Chicago organizations collecting donations for Puerto Rico after Hurricane Maria

CHICAGO -- People are still dealing with serious issues in Puerto Rico, following Hurricane Maria.

There is no doubt that as soon as people in the Chicago area learned about the devastation in Puerto Rico, the donations started pouring in. But now, many of those collecting those donations are running into a major obstacle: How to get these thousands of items to the island and into the hands of those who need them the most.

Paloma Vasquez and her Chicago firefighter husband took it upon themselves to collect a truck full of donations for Puerto Rico and now they can't find anyone to ship it to the island.

Julian Seda, one of the founders of Puerto Rico Rising, an organization formed right after Hurricane Maria destroyed the U.S. territory, said they called upon private moving companies with business in Illinois and Puerto Rico who agreed to take the 49,000 items donated in two drives held in Chicago and ship them to five specific towns on the island.

“The reason we did that is because we knew the government has its hand full and we also didn`t want help stuck in the ports,” Seda said.

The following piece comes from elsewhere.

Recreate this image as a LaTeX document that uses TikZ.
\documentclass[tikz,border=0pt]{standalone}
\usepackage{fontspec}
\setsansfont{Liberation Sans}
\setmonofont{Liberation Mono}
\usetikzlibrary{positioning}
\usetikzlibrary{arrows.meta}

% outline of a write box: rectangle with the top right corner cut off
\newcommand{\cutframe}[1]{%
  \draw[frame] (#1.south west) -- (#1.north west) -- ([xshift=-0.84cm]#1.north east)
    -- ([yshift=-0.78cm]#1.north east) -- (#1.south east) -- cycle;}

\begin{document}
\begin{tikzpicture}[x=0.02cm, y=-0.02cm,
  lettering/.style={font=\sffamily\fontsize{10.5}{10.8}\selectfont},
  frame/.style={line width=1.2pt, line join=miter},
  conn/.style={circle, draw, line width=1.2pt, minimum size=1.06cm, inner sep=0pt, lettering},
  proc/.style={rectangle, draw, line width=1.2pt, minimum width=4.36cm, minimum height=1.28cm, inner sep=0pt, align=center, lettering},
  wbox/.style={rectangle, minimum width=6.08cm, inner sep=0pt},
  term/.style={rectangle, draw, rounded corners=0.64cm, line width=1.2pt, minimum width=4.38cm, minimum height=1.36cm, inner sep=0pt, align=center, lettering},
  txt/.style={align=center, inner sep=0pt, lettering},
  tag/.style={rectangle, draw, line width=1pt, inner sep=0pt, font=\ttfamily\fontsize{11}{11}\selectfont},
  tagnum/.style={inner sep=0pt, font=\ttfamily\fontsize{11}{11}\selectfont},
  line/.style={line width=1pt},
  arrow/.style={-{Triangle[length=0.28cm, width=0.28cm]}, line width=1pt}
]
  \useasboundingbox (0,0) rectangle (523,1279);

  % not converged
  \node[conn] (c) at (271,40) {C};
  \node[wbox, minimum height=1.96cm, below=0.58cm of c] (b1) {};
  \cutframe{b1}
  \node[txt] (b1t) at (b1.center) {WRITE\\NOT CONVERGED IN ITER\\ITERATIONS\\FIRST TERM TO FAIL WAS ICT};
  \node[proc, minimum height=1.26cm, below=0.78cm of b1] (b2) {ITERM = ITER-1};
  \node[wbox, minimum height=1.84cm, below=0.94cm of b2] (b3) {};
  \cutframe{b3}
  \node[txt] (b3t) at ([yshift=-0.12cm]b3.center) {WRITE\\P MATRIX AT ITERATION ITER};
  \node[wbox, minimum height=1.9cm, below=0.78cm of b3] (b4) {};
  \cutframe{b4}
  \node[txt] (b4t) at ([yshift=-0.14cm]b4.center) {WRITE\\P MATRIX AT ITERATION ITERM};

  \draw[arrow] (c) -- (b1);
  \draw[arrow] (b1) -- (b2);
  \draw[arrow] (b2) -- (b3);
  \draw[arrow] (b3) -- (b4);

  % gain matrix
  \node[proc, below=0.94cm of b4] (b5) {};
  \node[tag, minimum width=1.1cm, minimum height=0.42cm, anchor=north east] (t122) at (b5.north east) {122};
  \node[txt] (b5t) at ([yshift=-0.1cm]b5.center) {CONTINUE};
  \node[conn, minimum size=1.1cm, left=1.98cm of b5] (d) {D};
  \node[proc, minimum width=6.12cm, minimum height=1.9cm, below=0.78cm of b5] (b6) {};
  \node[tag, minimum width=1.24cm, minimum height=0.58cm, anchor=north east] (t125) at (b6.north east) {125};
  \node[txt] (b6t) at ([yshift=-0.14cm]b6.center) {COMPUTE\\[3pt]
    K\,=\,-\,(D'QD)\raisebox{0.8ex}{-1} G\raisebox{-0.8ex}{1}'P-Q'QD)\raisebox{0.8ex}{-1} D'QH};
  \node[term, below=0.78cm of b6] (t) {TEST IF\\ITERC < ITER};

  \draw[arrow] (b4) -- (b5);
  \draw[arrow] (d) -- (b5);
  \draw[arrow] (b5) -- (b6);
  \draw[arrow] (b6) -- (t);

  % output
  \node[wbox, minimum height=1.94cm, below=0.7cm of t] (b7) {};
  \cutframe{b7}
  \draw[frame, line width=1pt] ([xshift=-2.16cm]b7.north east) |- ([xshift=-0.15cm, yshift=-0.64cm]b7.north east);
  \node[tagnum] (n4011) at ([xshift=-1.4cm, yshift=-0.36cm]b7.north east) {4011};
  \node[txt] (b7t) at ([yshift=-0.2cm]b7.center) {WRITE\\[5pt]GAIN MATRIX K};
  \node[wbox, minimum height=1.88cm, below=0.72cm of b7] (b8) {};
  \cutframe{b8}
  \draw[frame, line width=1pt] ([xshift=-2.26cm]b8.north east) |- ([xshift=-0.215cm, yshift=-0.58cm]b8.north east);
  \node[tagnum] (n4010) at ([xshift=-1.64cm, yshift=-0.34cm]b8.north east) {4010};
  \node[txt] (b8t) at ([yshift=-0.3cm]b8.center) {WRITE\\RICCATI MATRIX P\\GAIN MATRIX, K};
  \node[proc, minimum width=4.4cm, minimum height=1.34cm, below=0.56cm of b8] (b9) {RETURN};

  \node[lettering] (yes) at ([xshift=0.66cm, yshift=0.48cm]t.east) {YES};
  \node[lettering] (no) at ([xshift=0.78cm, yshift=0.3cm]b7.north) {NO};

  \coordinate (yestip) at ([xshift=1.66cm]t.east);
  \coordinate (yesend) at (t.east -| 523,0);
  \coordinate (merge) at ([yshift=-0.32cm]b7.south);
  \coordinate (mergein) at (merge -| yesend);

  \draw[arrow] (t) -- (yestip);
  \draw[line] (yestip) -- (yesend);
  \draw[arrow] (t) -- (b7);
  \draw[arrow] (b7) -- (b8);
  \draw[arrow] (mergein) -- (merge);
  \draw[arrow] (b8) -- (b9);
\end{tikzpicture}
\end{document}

Julian who was doing inventory on everything donated, hopes the first shipment from Puerto Rico Rising leaves Chicago by the end of this week.

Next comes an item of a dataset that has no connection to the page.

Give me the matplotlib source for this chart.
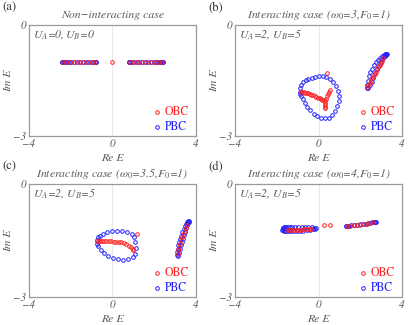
import matplotlib
matplotlib.use("Agg")
import matplotlib.pyplot as plt

plt.rcParams['font.family'] = ['STIXGeneral', 'DejaVu Serif']
plt.rcParams['mathtext.fontset'] = 'stix'

# ---------------- data ----------------
# (a) non-interacting, all at Im E = -1
a_obc_x = [-2.36, -2.22, -2.04, -1.84, -1.62, -1.40, -1.18, -0.98, -0.84, 0.0,
           0.84, 0.98, 1.18, 1.40, 1.62, 1.84, 2.04, 2.22, 2.36]
a_obc_y = [-1.0] * len(a_obc_x)
a_pbc_x = [-2.42, -2.41, -2.38, -2.34, -2.28, -2.20, -2.10, -1.98, -1.85, -1.71, -1.57,
           -1.43, -1.29, -1.16, -1.04, -0.94, -0.86, -0.81, -0.79,
           0.79, 0.81, 0.86, 0.94, 1.04, 1.16, 1.29, 1.43, 1.57, 1.71, 1.85, 1.98,
           2.10, 2.20, 2.28, 2.34, 2.38, 2.41, 2.42]
a_pbc_y = [-1.0] * len(a_pbc_x)

# (b) omega0 = 3
b_pbc_x = [-0.89, -0.87, -0.82, -0.74, -0.62, -0.48, -0.32, -0.16, 0.02, 0.20, 0.38,
           0.55, 0.71, 0.84, 0.94, 0.98, 0.97, 0.91, 0.81, 0.66, 0.48, 0.30, 0.12,
           -0.06, -0.23, -0.39, -0.53, -0.65, -0.75, -0.82, -0.87,
           2.31, 2.33, 2.37, 2.42, 2.49, 2.57, 2.66, 2.76, 2.86, 2.96, 3.05, 3.12, 3.18,
           3.22, 3.25, 3.26, 3.24, 3.19, 3.13, 3.06, 2.98, 2.90, 2.81, 2.72, 2.63, 2.54,
           2.45, 2.37]
b_pbc_y = [-1.80, -1.70, -1.62, -1.55, -1.49, -1.45, -1.42, -1.40, -1.39, -1.39, -1.41,
           -1.46, -1.54, -1.65, -1.78, -1.92, -2.06, -2.20, -2.33, -2.44, -2.50, -2.52, -2.51,
           -2.47, -2.40, -2.31, -2.21, -2.10, -2.00, -1.92, -1.86,
           -1.71, -1.62, -1.50, -1.39, -1.28, -1.18, -1.09, -1.01, -0.94, -0.88, -0.84, -0.81, -0.79,
           -0.78, -0.78, -0.78, -0.80, -0.83, -0.87, -0.93, -1.01, -1.10, -1.20, -1.31, -1.42, -1.53,
           -1.63, -1.71]
b_obc_x = [-0.84, -0.77, -0.70, -0.63, -0.56, -0.49, -0.42, -0.35, -0.27, -0.19, -0.11,
           -0.03, 0.05, 0.12, 0.19, 0.25, 0.30,
           0.36, 0.42, 0.47, 0.51, 0.55, 0.42,
           0.31, 0.31, 0.31, 0.31,
           2.33, 2.39, 2.45, 2.51, 2.57, 2.63, 2.69, 2.75, 2.81, 2.87, 2.93, 2.99, 3.05, 3.11]
b_obc_y = [-1.80, -1.81, -1.82, -1.83, -1.84, -1.85, -1.87, -1.88, -1.90, -1.92, -1.94,
           -1.96, -1.98, -2.00, -2.02, -2.04, -2.06,
           -2.00, -1.93, -1.86, -1.80, -1.75, -1.29,
           -2.12, -2.17, -2.21, -2.25,
           -1.68, -1.62, -1.56, -1.50, -1.44, -1.38, -1.32, -1.26, -1.20, -1.14, -1.08, -1.02, -0.96, -0.90]

# (c) omega0 = 3.5
c_pbc_x = [-0.76, -0.71, -0.60, -0.44, -0.25, -0.01, 0.23, 0.47, 0.71, 0.92, 1.03, 1.08,
           1.13, 1.08, 0.97, 0.76, 0.52, 0.28, 0.04, -0.20, -0.41, -0.57, -0.68, -0.74,
           3.10, 3.10, 3.12, 3.15, 3.19, 3.24, 3.29, 3.35, 3.41, 3.47, 3.53, 3.58, 3.62, 3.65,
           3.14, 3.18, 3.22, 3.27, 3.32, 3.37, 3.42, 3.47, 3.52, 3.57, 3.61, 3.65]
c_pbc_y = [-1.49, -1.42, -1.37, -1.32, -1.28, -1.25, -1.24, -1.25, -1.28, -1.33, -1.42, -1.54,
           -1.69, -1.85, -1.94, -1.99, -2.01, -2.00, -1.96, -1.91, -1.83, -1.74, -1.65, -1.58,
           -1.88, -1.80, -1.72, -1.63, -1.54, -1.45, -1.37, -1.28, -1.20, -1.12, -1.06, -1.02, -0.99, -0.98,
           -1.90, -1.82, -1.73, -1.63, -1.54, -1.45, -1.36, -1.27, -1.18, -1.10, -1.04, -1.00]
c_obc_x = [-0.72, -0.66, -0.58, -0.50, -0.40, -0.30, -0.18, -0.06, 0.06, 0.18, 0.30,
           0.42, 0.54, 0.66, 0.78, 0.88, 0.96, 1.00, 1.19,
           3.12, 3.16, 3.20, 3.25, 3.30, 3.35, 3.40, 3.45, 3.50, 3.55]
c_obc_y = [-1.50, -1.50, -1.50, -1.51, -1.51, -1.51, -1.52, -1.52, -1.53, -1.53, -1.54,
           -1.55, -1.57, -1.60, -1.64, -1.68, -1.73, -1.76, -1.33,
           -1.85, -1.76, -1.67, -1.58, -1.49, -1.41, -1.32, -1.24, -1.16, -1.09]

# (d) omega0 = 4
d_pbc_x = [-1.73, -1.72, -1.70, -1.66, -1.62, -1.56, -1.48, -1.38, -1.26, -1.12, -0.96,
           -0.80, -0.64, -0.48, -0.33, -0.20, -0.13, -0.16, -0.26, -0.40, -0.56, -0.72,
           -0.88, -1.04, -1.18, -1.31, -1.42, -1.52, -1.60, -1.66, -1.70,
           1.30, 1.34, 1.40, 1.48, 1.58, 1.70, 1.84, 1.98, 2.12, 2.26, 2.38, 2.49, 2.58,
           2.65, 2.70, 2.73, 2.74]
d_pbc_y = [-1.21, -1.18, -1.16, -1.15, -1.14, -1.14, -1.14, -1.14, -1.14, -1.14, -1.14,
           -1.14, -1.15, -1.15, -1.15, -1.16, -1.17, -1.19, -1.20, -1.22, -1.23, -1.24,
           -1.25, -1.25, -1.26, -1.26, -1.26, -1.26, -1.25, -1.24, -1.23,
           -1.12, -1.12, -1.11, -1.11, -1.10, -1.09, -1.08, -1.07, -1.06, -1.05, -1.04, -1.03, -1.02,
           -1.02, -1.01, -1.01, -1.01]
d_obc_x = [-1.52, -1.41, -1.30, -1.19, -1.08, -0.97, -0.86, -0.75, -0.64, -0.53, -0.42, -0.37,
           0.26, 0.54,
           1.36, 1.52, 1.68, 1.84, 2.00, 2.16, 2.32, 2.48, 2.62]
d_obc_y = [-1.22, -1.22, -1.22, -1.22, -1.21, -1.21, -1.21, -1.20, -1.20, -1.20, -1.19, -1.19,
           -1.09, -1.10,
           -1.12, -1.11, -1.10, -1.09, -1.08, -1.07, -1.06, -1.04, -1.02]

panels = [
    dict(lab="(a)", title="Non\u2212interacting case", ua=r"$U_A$=0,$\,U_B$=0",
         pbc=(a_pbc_x, a_pbc_y), obc=(a_obc_x, a_obc_y)),
    dict(lab="(b)", title=r"Interacting case ($\omega_0$=3,$F_0$=1)", ua=r"$U_A$=2, $U_B$=5",
         pbc=(b_pbc_x, b_pbc_y), obc=(b_obc_x, b_obc_y)),
    dict(lab="(c)", title=r"Interacting case ($\omega_0$=3.5,$F_0$=1)", ua=r"$U_A$=2, $U_B$=5",
         pbc=(c_pbc_x, c_pbc_y), obc=(c_obc_x, c_obc_y)),
    dict(lab="(d)", title=r"Interacting case ($\omega_0$=4,$F_0$=1)", ua=r"$U_A$=2, $U_B$=5",
         pbc=(d_pbc_x, d_pbc_y), obc=(d_obc_x, d_obc_y)),
]

W, H = 408, 325
fig = plt.figure(figsize=(W / 100, H / 100), dpi=100)

boxes = [(29, 25, 196, 136), (235, 25, 402, 136), (29, 184, 196, 297), (235, 184, 402, 297)]
gray = '#5a5a5a'
red = '#ff2020'
blue = '#2020ff'
ms = 2.6
mew = 0.7

for p, (x0, y0, x1, y1) in zip(panels, boxes):
    ax = fig.add_axes([x0 / W, 1 - y1 / H, (x1 - x0) / W, (y1 - y0) / H])
    ax.set_xlim(-4, 4)
    ax.set_ylim(-3, 0)
    ax.axvline(0, color='#e4e4e4', lw=0.6, zorder=0)
    ax.plot(p['pbc'][0], p['pbc'][1], 'o', ls='none', mfc='none', mec=blue, ms=ms, mew=mew, zorder=2)
    ax.plot(p['obc'][0], p['obc'][1], 'o', ls='none', mfc='none', mec=red, ms=ms, mew=mew, zorder=3)
    for s in ax.spines.values():
        s.set_color('#9a9a9a')
        s.set_linewidth(0.9)
    ax.set_xticks([-4, 0, 4])
    ax.set_xticklabels(['\u22124', '0', '4'])
    ax.set_yticks([-3, 0])
    ax.set_yticklabels(['\u22123', '0'])
    ax.tick_params(length=0, pad=2, labelsize=8, labelcolor=gray)
    for t in ax.get_xticklabels() + ax.get_yticklabels():
        t.set_style('italic')
    ax.set_xlabel('Re E', style='italic', fontsize=8.5, color=gray, labelpad=3)
    ax.set_ylabel('Im E', style='italic', fontsize=8.5, color=gray, labelpad=0)
    ax.set_title(p['title'], style='italic', fontsize=8.5, color=gray, pad=5)
    ax.text(0.022, 0.965, p['ua'], transform=ax.transAxes, ha='left', va='top',
            style='italic', fontsize=8.5, color=gray)
    # legend
    ax.plot([0.768], [0.215], 'o', transform=ax.transAxes, mfc='none', mec=red, ms=ms, mew=mew)
    ax.plot([0.768], [0.08], 'o', transform=ax.transAxes, mfc='none', mec=blue, ms=ms, mew=mew)
    ax.text(0.815, 0.215, 'OBC', transform=ax.transAxes, ha='left', va='center', fontsize=8.5, color=red)
    ax.text(0.815, 0.08, 'PBC', transform=ax.transAxes, ha='left', va='center', fontsize=8.5, color=blue)
    fig.text((x0 - 27) / W, 1 - (y0 - 17) / H, p['lab'], ha='left', va='center', fontsize=9, color='#333333')

fig.savefig('out.png', dpi=100)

Another organization taking a different approach to getting supplies down to Puerto Rico as quickly as possible is the Puerto Rican Agenda. They started a fundraising campaign called planes and pallets.

So far, they have sent two planes full of donations to Puerto Rico.

Cristina Pacione Zayas from the Puerto Rican Agenda has a piece of advice for people with donations.

“Until you’ve identified a place that has a very clear plan of how to deliver and distribute once on the island, you need to hold onto those supplies,” she said.

Another option for donations is to think forward about the thousands of people leaving Puerto Rico looking for a better future in places like Chicago. They will certainly need help when they arrive at the windy city.

“There’s going to be a need for different types of clothing that they don’t typically have in Puerto Rico. Think about it we have all four seasons and the polar vortex. They had to leave everything behind. They are starting over in many ways.

The bottom line is that it’s important to find a place that is receiving the donations and already has contacts to send them to Puerto Rico.